*Stored data*.
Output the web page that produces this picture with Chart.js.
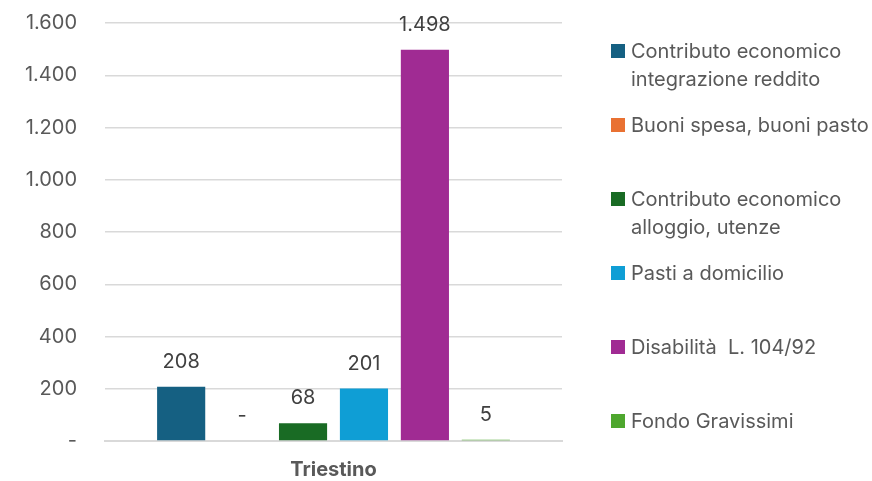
<!DOCTYPE html>
<html>
<head>
<meta charset="utf-8">
<script src="https://cdn.jsdelivr.net/npm/chart.js@4/dist/chart.umd.min.js"></script>
<style>
  html, body { margin:0; padding:0; background:#fff; }
  #wrap { position:relative; width:872px; height:481px; }
  #chart { position:absolute; left:0; top:0; }
  #legend { position:absolute; left:0; top:0; font-family:Inter, "Open Sans", sans-serif; font-size:20px; color:#595959; }
  .item { position:absolute; left:611px; line-height:28px; }
  .sw { position:absolute; left:0; top:7px; width:14px; height:14px; }
  .txt { position:absolute; left:20px; top:0; white-space:pre; }
</style>
</head>
<body>
<div id="wrap">
  <canvas id="chart" width="872" height="481"></canvas>
  <div id="legend"></div>
</div>
<script>
// Data
const categories = ['Triestino'];
const seriesLabels = [
  ['Contributo economico', 'integrazione reddito'],
  ['Buoni spesa, buoni pasto'],
  ['Contributo economico', 'alloggio, utenze'],
  ['Pasti a domicilio'],
  ['Disabilità  L. 104/92'],
  ['Fondo Gravissimi']
];
const seriesValues = [208, 0, 68, 201, 1498, 5];
const seriesColors = ['#156082', '#E97132', '#196B24', '#0F9ED5', '#A02B93', '#4EA72E'];
const yTicks = [0, 200, 400, 600, 800, 1000, 1200, 1400, 1600];

// italian number format, zero as dash
function fmt(v) {
  if (v === 0) return '-';
  return String(v).replace(/\B(?=(\d{3})+(?!\d))/g, '.');
}

const FONT = 'Inter, "Open Sans", sans-serif';

// value labels above bars
const valueLabels = {
  id: 'valueLabels',
  afterDatasetsDraw(chart) {
    const ctx = chart.ctx;
    ctx.save();
    ctx.font = '20px ' + FONT;
    ctx.fillStyle = '#404040';
    ctx.textAlign = 'center';
    ctx.textBaseline = 'middle';
    chart.data.datasets.forEach((ds, i) => {
      chart.getDatasetMeta(i).data.forEach((bar, j) => {
        ctx.fillText(fmt(ds.data[j]), bar.x, bar.y - 25);
      });
    });
    ctx.restore();
  }
};

const datasets = seriesValues.map((v, i) => ({
  label: seriesLabels[i].join(' '),
  data: [v],
  backgroundColor: seriesColors[i],
  categoryPercentage: 0.8,
  barPercentage: 0.79
}));

new Chart(document.getElementById('chart'), {
  type: 'bar',
  data: { labels: categories, datasets },
  options: {
    responsive: false,
    animation: false,
    layout: { padding: { top: 23, right: 310, left: 0, bottom: 0 } },
    plugins: { legend: { display: false }, tooltip: { enabled: false } },
    scales: {
      x: {
        grid: { display: false, drawTicks: false },
        border: { color: '#d9d9d9', width: 2 },
        ticks: { font: { family: FONT, size: 20, weight: 'bold' }, color: '#595959', padding: 17 },
        afterFit(s) { s.height = 40; }
      },
      y: {
        min: 0, max: 1600,
        afterBuildTicks(s) { s.ticks = yTicks.map(v => ({ value: v })); },
        grid: { color: '#d9d9d9', lineWidth: 1.5, drawTicks: false },
        border: { display: false },
        ticks: { font: { family: FONT, size: 20 }, color: '#595959', padding: 28, callback: v => fmt(v) },
        afterFit(s) { s.width = 105; s.paddingTop = 0; s.paddingBottom = 0; }
      }
    }
  },
  plugins: [valueLabels]
});

// legend (html), one slot per series
const legendEl = document.getElementById('legend');
seriesLabels.forEach((lines, i) => {
  const item = document.createElement('div');
  item.className = 'item';
  item.style.top = (37 + 74 * i) + 'px';
  item.innerHTML = '<div class="sw" style="background:' + seriesColors[i] + '"></div>' +
    '<div class="txt">' + lines.join('\n') + '</div>';
  legendEl.appendChild(item);
});
</script>
</body>
</html>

*Aim of the task*.
Leave out the pictures and restate, word for word, the lines from the top of the data through the line containing "1200, 1400, 1600];", both included.

*Completed exercise*.
Output the web page that produces this picture with Chart.js.
<!DOCTYPE html>
<html>
<head>
<meta charset="utf-8">
<script src="https://cdn.jsdelivr.net/npm/chart.js@4/dist/chart.umd.min.js"></script>
<style>
  html, body { margin:0; padding:0; background:#fff; }
  #wrap { position:relative; width:872px; height:481px; }
  #chart { position:absolute; left:0; top:0; }
  #legend { position:absolute; left:0; top:0; font-family:Inter, "Open Sans", sans-serif; font-size:20px; color:#595959; }
  .item { position:absolute; left:611px; line-height:28px; }
  .sw { position:absolute; left:0; top:7px; width:14px; height:14px; }
  .txt { position:absolute; left:20px; top:0; white-space:pre; }
</style>
</head>
<body>
<div id="wrap">
  <canvas id="chart" width="872" height="481"></canvas>
  <div id="legend"></div>
</div>
<script>
// Data
const categories = ['Triestino'];
const seriesLabels = [
  ['Contributo economico', 'integrazione reddito'],
  ['Buoni spesa, buoni pasto'],
  ['Contributo economico', 'alloggio, utenze'],
  ['Pasti a domicilio'],
  ['Disabilità  L. 104/92'],
  ['Fondo Gravissimi']
];
const seriesValues = [208, 0, 68, 201, 1498, 5];
const seriesColors = ['#156082', '#E97132', '#196B24', '#0F9ED5', '#A02B93', '#4EA72E'];
const yTicks = [0, 200, 400, 600, 800, 1000, 1200, 1400, 1600];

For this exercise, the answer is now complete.